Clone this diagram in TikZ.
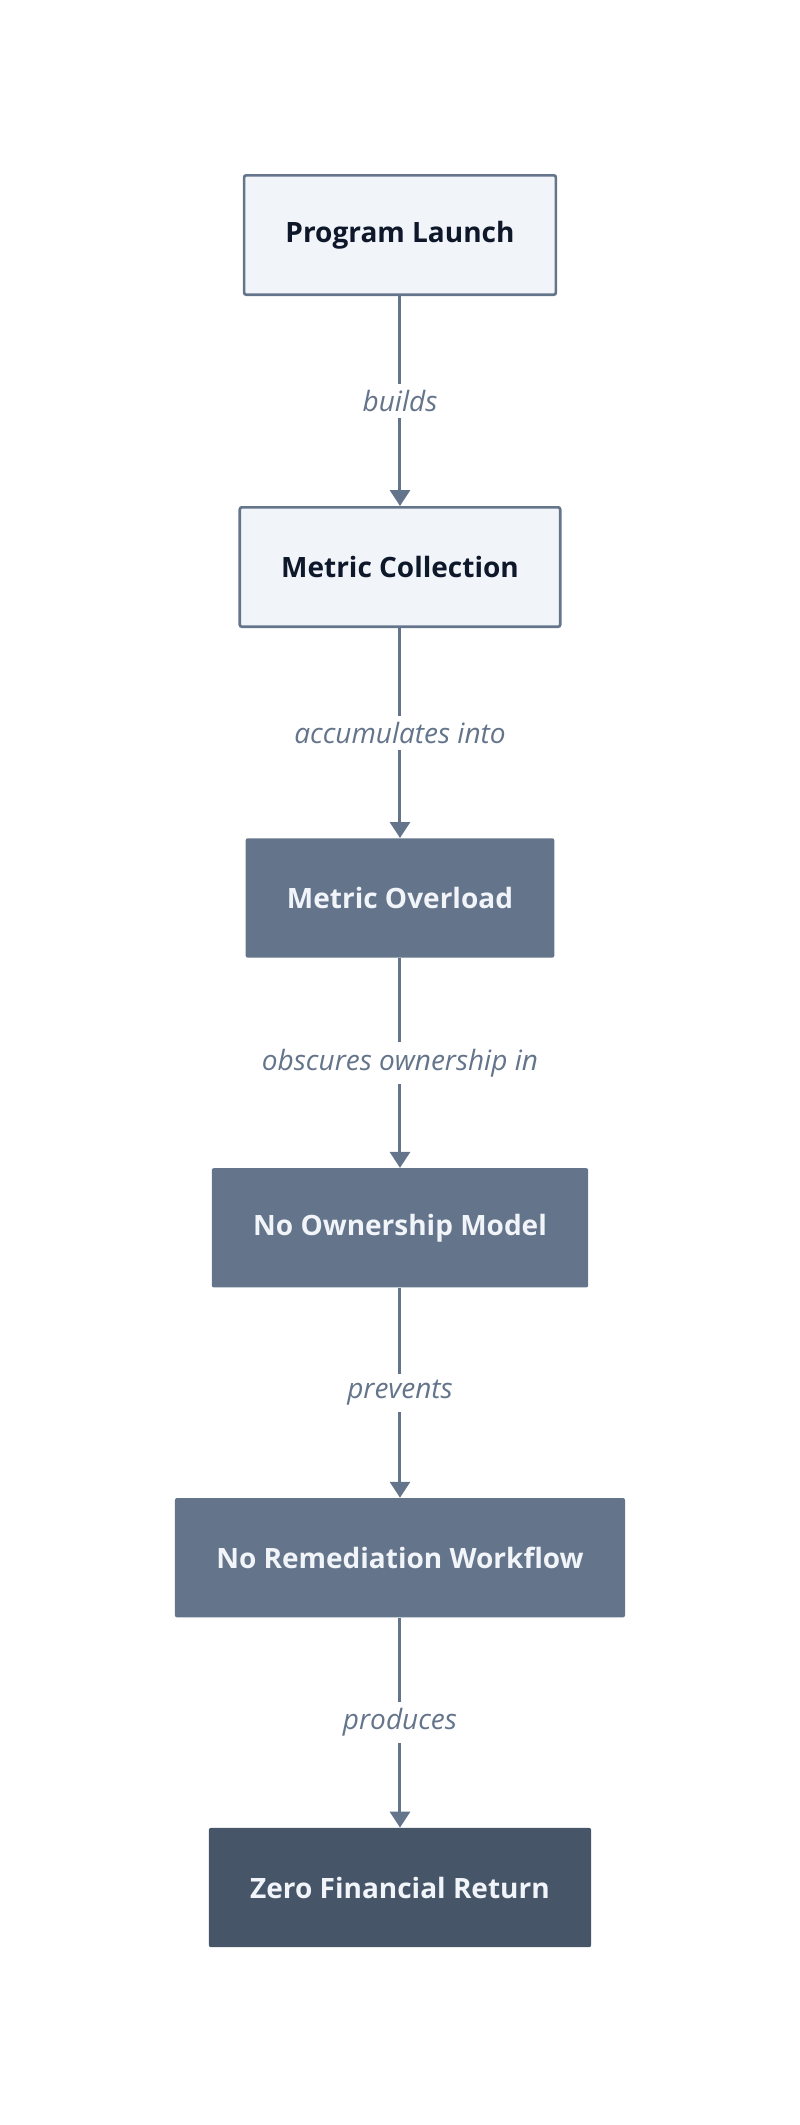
\documentclass[tikz,border=0pt]{standalone}
\usepackage{fontspec}
\setmainfont{Open Sans}
\usetikzlibrary{arrows.meta,positioning}
\definecolor{slatelight}{HTML}{F1F5F9}
\definecolor{slatemid}{HTML}{64748B}
\definecolor{slatedark}{HTML}{475569}
\definecolor{slateink}{HTML}{0F172A}

\begin{document}
\begin{tikzpicture}[
    node/.style={minimum height=89.5pt, inner xsep=31pt, rounded corners=1.5pt, font=\bfseries\fontsize{21}{25}\selectfont},
    lightnode/.style={node, draw=slatemid, fill=slatelight, text=slateink, line width=2pt},
    midnode/.style={node, fill=slatemid, text=slatelight},
    darknode/.style={node, fill=slatedark, text=slatelight},
    link/.style={draw=slatemid, line width=2.25pt},
    edgelabel/.style={midway, fill=white, text=slatemid, inner sep=5pt, font=\itshape\fontsize{21}{25}\selectfont},
    ->, >={Triangle[width=15pt,length=12pt]}, node distance=157.5pt
]

% Nodes
\node[lightnode] (launch) {Program Launch};
\node[lightnode, below=of launch] (collection) {Metric Collection};
\node[midnode, below=of collection] (overload) {Metric Overload};
\node[midnode, below=of overload] (ownership) {No Ownership Model};
\node[midnode, below=of ownership] (remediation) {No Remediation Workflow};
\node[darknode, below=of remediation] (return) {Zero Financial Return};

% Arrows with labels
\draw[link] (launch) -- (collection) node[edgelabel] {builds};
\draw[link] (collection) -- (overload) node[edgelabel] {accumulates into};
\draw[link] (overload) -- (ownership) node[edgelabel] {obscures ownership in};
\draw[link] (ownership) -- (remediation) node[edgelabel] {prevents};
\draw[link] (remediation) -- (return) node[edgelabel] {produces};

\path[use as bounding box] (-300pt,176.25pt) rectangle (300pt,-1417.5pt);

\end{tikzpicture}
\end{document}
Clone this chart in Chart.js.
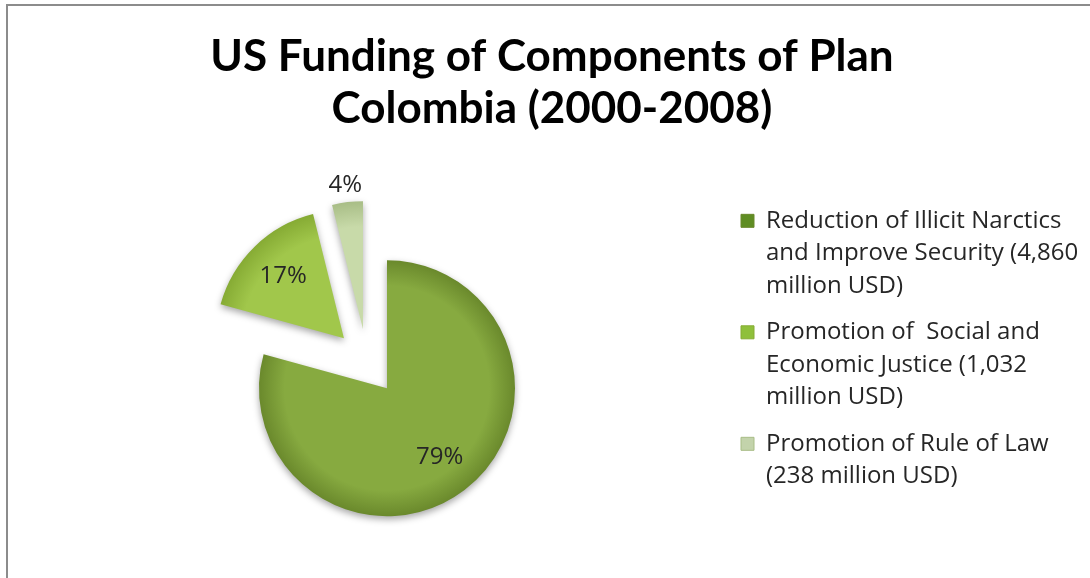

===

* _The problem_: The lines from the start of the entries above through the one containing "(remediation) -- (return)" are to be retyped exactly, and no others. Pictures are left out.

* _The reply_:
Clone this diagram in TikZ.
\documentclass[tikz,border=0pt]{standalone}
\usepackage{fontspec}
\setmainfont{Open Sans}
\usetikzlibrary{arrows.meta,positioning}
\definecolor{slatelight}{HTML}{F1F5F9}
\definecolor{slatemid}{HTML}{64748B}
\definecolor{slatedark}{HTML}{475569}
\definecolor{slateink}{HTML}{0F172A}

\begin{document}
\begin{tikzpicture}[
    node/.style={minimum height=89.5pt, inner xsep=31pt, rounded corners=1.5pt, font=\bfseries\fontsize{21}{25}\selectfont},
    lightnode/.style={node, draw=slatemid, fill=slatelight, text=slateink, line width=2pt},
    midnode/.style={node, fill=slatemid, text=slatelight},
    darknode/.style={node, fill=slatedark, text=slatelight},
    link/.style={draw=slatemid, line width=2.25pt},
    edgelabel/.style={midway, fill=white, text=slatemid, inner sep=5pt, font=\itshape\fontsize{21}{25}\selectfont},
    ->, >={Triangle[width=15pt,length=12pt]}, node distance=157.5pt
]

% Nodes
\node[lightnode] (launch) {Program Launch};
\node[lightnode, below=of launch] (collection) {Metric Collection};
\node[midnode, below=of collection] (overload) {Metric Overload};
\node[midnode, below=of overload] (ownership) {No Ownership Model};
\node[midnode, below=of ownership] (remediation) {No Remediation Workflow};
\node[darknode, below=of remediation] (return) {Zero Financial Return};

% Arrows with labels
\draw[link] (launch) -- (collection) node[edgelabel] {builds};
\draw[link] (collection) -- (overload) node[edgelabel] {accumulates into};
\draw[link] (overload) -- (ownership) node[edgelabel] {obscures ownership in};
\draw[link] (ownership) -- (remediation) node[edgelabel] {prevents};
\draw[link] (remediation) -- (return) node[edgelabel] {produces};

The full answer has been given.